What is needed:
Reproduce the material word for word; the images stay out.
+===+
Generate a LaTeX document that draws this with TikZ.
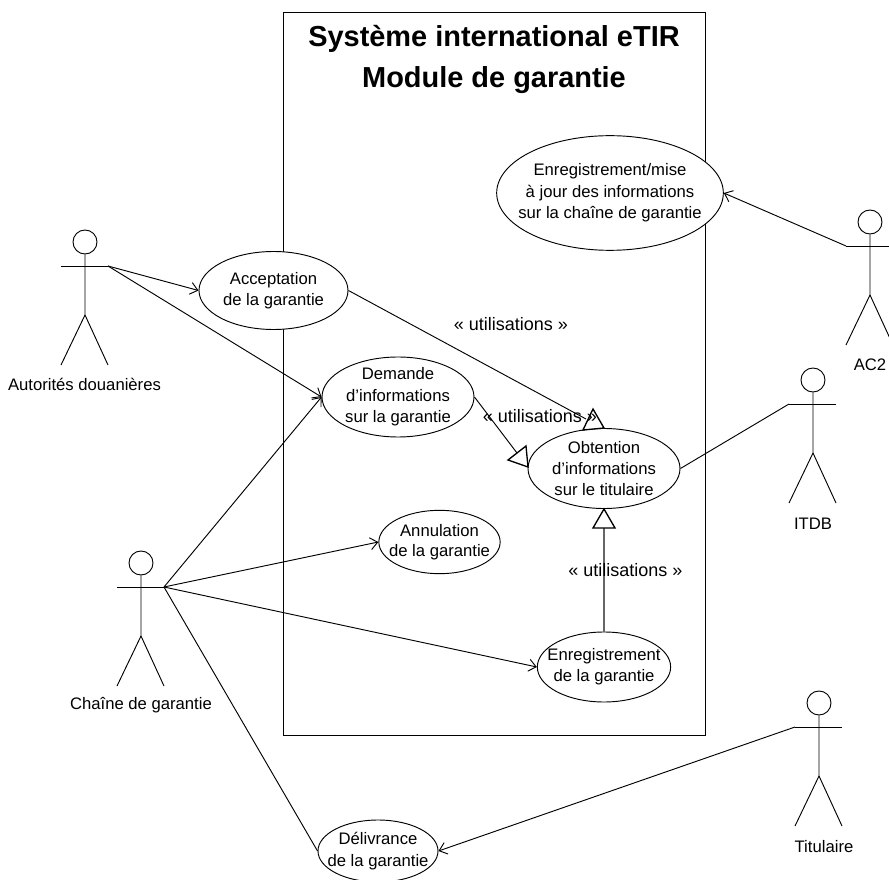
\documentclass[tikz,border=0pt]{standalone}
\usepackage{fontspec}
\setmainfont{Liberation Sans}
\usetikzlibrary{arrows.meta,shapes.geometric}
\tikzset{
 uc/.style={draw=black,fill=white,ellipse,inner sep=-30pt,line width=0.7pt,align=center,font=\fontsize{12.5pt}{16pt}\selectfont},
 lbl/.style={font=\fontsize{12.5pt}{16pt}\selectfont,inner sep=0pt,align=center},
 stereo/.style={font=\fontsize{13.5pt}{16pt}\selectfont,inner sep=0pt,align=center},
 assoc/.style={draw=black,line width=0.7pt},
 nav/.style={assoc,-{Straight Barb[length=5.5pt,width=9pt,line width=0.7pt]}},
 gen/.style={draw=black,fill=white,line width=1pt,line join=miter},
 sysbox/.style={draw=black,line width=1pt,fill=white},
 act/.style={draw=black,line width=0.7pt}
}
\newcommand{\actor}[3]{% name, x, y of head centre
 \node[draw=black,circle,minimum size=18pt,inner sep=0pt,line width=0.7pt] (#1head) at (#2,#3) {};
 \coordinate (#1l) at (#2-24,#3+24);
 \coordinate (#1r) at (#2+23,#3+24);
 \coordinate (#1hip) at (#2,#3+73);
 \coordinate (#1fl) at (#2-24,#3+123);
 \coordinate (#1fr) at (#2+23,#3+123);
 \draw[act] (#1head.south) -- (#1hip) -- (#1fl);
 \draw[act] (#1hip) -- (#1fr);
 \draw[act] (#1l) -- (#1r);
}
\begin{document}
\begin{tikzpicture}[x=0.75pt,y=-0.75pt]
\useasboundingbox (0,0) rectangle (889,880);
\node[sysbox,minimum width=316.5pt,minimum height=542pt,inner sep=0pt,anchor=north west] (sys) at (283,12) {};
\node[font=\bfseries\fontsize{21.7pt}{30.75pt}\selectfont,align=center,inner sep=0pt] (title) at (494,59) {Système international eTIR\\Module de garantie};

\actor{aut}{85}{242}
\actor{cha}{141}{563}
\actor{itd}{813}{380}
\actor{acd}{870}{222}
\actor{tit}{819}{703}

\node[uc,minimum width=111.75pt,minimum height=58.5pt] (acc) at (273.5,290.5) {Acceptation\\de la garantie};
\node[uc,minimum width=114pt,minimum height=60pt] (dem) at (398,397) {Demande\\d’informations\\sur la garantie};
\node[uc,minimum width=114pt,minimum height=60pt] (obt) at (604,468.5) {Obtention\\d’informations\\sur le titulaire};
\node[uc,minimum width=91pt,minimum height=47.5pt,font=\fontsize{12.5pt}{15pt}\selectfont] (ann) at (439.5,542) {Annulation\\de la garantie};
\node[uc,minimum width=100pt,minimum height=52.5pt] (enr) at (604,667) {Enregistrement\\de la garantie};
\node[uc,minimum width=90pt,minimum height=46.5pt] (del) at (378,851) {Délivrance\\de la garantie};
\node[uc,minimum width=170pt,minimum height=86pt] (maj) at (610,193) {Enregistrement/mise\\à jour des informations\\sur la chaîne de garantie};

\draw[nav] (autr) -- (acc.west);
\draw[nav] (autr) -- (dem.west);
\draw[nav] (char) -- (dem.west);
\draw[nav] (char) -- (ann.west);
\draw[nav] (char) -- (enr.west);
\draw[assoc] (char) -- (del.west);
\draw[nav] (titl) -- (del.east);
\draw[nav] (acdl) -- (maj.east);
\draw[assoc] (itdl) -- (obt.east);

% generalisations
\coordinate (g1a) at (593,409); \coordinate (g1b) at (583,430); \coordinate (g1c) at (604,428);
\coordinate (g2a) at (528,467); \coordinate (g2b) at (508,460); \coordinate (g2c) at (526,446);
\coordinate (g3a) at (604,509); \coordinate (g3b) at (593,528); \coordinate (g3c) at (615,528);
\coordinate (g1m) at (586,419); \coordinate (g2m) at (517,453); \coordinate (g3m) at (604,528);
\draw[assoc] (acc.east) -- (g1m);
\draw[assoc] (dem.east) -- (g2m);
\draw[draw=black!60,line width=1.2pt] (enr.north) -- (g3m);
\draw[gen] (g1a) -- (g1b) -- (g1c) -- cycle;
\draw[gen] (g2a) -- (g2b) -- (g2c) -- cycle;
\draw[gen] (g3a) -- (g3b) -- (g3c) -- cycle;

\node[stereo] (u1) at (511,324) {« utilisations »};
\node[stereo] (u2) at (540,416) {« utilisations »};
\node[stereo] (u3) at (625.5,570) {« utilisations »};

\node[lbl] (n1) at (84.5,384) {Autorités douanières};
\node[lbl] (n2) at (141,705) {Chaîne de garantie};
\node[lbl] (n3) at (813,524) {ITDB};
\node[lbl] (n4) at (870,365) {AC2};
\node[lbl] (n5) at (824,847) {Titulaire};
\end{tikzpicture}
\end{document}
+===+
Response below:
Generate a LaTeX document that draws this with TikZ.
\documentclass[tikz,border=0pt]{standalone}
\usepackage{fontspec}
\setmainfont{Liberation Sans}
\usetikzlibrary{arrows.meta,shapes.geometric}
\tikzset{
 uc/.style={draw=black,fill=white,ellipse,inner sep=-30pt,line width=0.7pt,align=center,font=\fontsize{12.5pt}{16pt}\selectfont},
 lbl/.style={font=\fontsize{12.5pt}{16pt}\selectfont,inner sep=0pt,align=center},
 stereo/.style={font=\fontsize{13.5pt}{16pt}\selectfont,inner sep=0pt,align=center},
 assoc/.style={draw=black,line width=0.7pt},
 nav/.style={assoc,-{Straight Barb[length=5.5pt,width=9pt,line width=0.7pt]}},
 gen/.style={draw=black,fill=white,line width=1pt,line join=miter},
 sysbox/.style={draw=black,line width=1pt,fill=white},
 act/.style={draw=black,line width=0.7pt}
}
\newcommand{\actor}[3]{% name, x, y of head centre
 \node[draw=black,circle,minimum size=18pt,inner sep=0pt,line width=0.7pt] (#1head) at (#2,#3) {};
 \coordinate (#1l) at (#2-24,#3+24);
 \coordinate (#1r) at (#2+23,#3+24);
 \coordinate (#1hip) at (#2,#3+73);
 \coordinate (#1fl) at (#2-24,#3+123);
 \coordinate (#1fr) at (#2+23,#3+123);
 \draw[act] (#1head.south) -- (#1hip) -- (#1fl);
 \draw[act] (#1hip) -- (#1fr);
 \draw[act] (#1l) -- (#1r);
}
\begin{document}
\begin{tikzpicture}[x=0.75pt,y=-0.75pt]
\useasboundingbox (0,0) rectangle (889,880);
\node[sysbox,minimum width=316.5pt,minimum height=542pt,inner sep=0pt,anchor=north west] (sys) at (283,12) {};
\node[font=\bfseries\fontsize{21.7pt}{30.75pt}\selectfont,align=center,inner sep=0pt] (title) at (494,59) {Système international eTIR\\Module de garantie};

\actor{aut}{85}{242}
\actor{cha}{141}{563}
\actor{itd}{813}{380}
\actor{acd}{870}{222}
\actor{tit}{819}{703}

\node[uc,minimum width=111.75pt,minimum height=58.5pt] (acc) at (273.5,290.5) {Acceptation\\de la garantie};
\node[uc,minimum width=114pt,minimum height=60pt] (dem) at (398,397) {Demande\\d’informations\\sur la garantie};
\node[uc,minimum width=114pt,minimum height=60pt] (obt) at (604,468.5) {Obtention\\d’informations\\sur le titulaire};
\node[uc,minimum width=91pt,minimum height=47.5pt,font=\fontsize{12.5pt}{15pt}\selectfont] (ann) at (439.5,542) {Annulation\\de la garantie};
\node[uc,minimum width=100pt,minimum height=52.5pt] (enr) at (604,667) {Enregistrement\\de la garantie};
\node[uc,minimum width=90pt,minimum height=46.5pt] (del) at (378,851) {Délivrance\\de la garantie};
\node[uc,minimum width=170pt,minimum height=86pt] (maj) at (610,193) {Enregistrement/mise\\à jour des informations\\sur la chaîne de garantie};

\draw[nav] (autr) -- (acc.west);
\draw[nav] (autr) -- (dem.west);
\draw[nav] (char) -- (dem.west);
\draw[nav] (char) -- (ann.west);
\draw[nav] (char) -- (enr.west);
\draw[assoc] (char) -- (del.west);
\draw[nav] (titl) -- (del.east);
\draw[nav] (acdl) -- (maj.east);
\draw[assoc] (itdl) -- (obt.east);

% generalisations
\coordinate (g1a) at (593,409); \coordinate (g1b) at (583,430); \coordinate (g1c) at (604,428);
\coordinate (g2a) at (528,467); \coordinate (g2b) at (508,460); \coordinate (g2c) at (526,446);
\coordinate (g3a) at (604,509); \coordinate (g3b) at (593,528); \coordinate (g3c) at (615,528);
\coordinate (g1m) at (586,419); \coordinate (g2m) at (517,453); \coordinate (g3m) at (604,528);
\draw[assoc] (acc.east) -- (g1m);
\draw[assoc] (dem.east) -- (g2m);
\draw[draw=black!60,line width=1.2pt] (enr.north) -- (g3m);
\draw[gen] (g1a) -- (g1b) -- (g1c) -- cycle;
\draw[gen] (g2a) -- (g2b) -- (g2c) -- cycle;
\draw[gen] (g3a) -- (g3b) -- (g3c) -- cycle;

\node[stereo] (u1) at (511,324) {« utilisations »};
\node[stereo] (u2) at (540,416) {« utilisations »};
\node[stereo] (u3) at (625.5,570) {« utilisations »};

\node[lbl] (n1) at (84.5,384) {Autorités douanières};
\node[lbl] (n2) at (141,705) {Chaîne de garantie};
\node[lbl] (n3) at (813,524) {ITDB};
\node[lbl] (n4) at (870,365) {AC2};
\node[lbl] (n5) at (824,847) {Titulaire};
\end{tikzpicture}
\end{document}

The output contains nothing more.